Supplementary Video 1. Video file showing the beam convergence effect (see separate file Supp_Video1_Beam_convergence.mpg ) The shaded regions in this picture correspond to the sections of the four fibers in the bundle. The arrows indicate the direction of light propagation, from the fiber core towards the centre. In the movie, the focal plane is set so as to see the fiber surfaces at first, while the light distribution on focal planes with a growing distance from the fiber end is then shown for the first 14 seconds. Afterwards the direction of the fiber movement is reversed, till the fibers are in focus once again. It is possible to observe that all the four beams converge on the same focal plane, thus producing the desired beam focalization effect.
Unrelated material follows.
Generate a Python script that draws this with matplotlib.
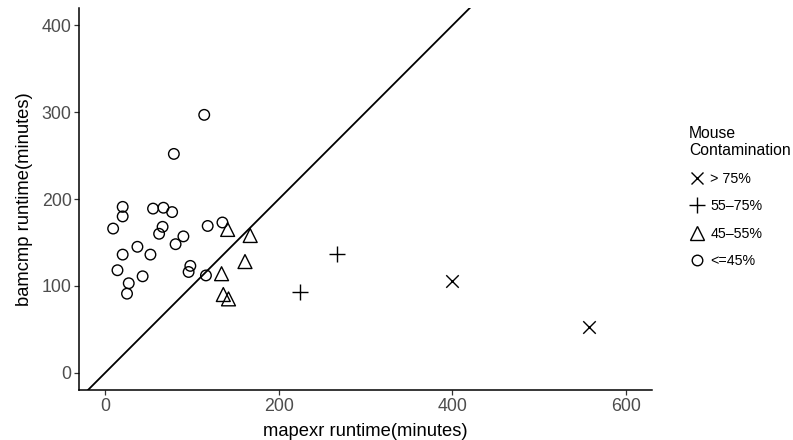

Supplementary Video 2. Video file showing the trapping effect (see separate file Supp_Vieo2_Trapping_20x.mpg ) This movie shows the trapping of two particles by the realized probe. The probe is moved (right, up, left, down, and right again) above the cover-slip, at a distance of few millimetres, by using microtranslation stages and the infrared light scattered by the probe and particles is recorded by a CCD camera.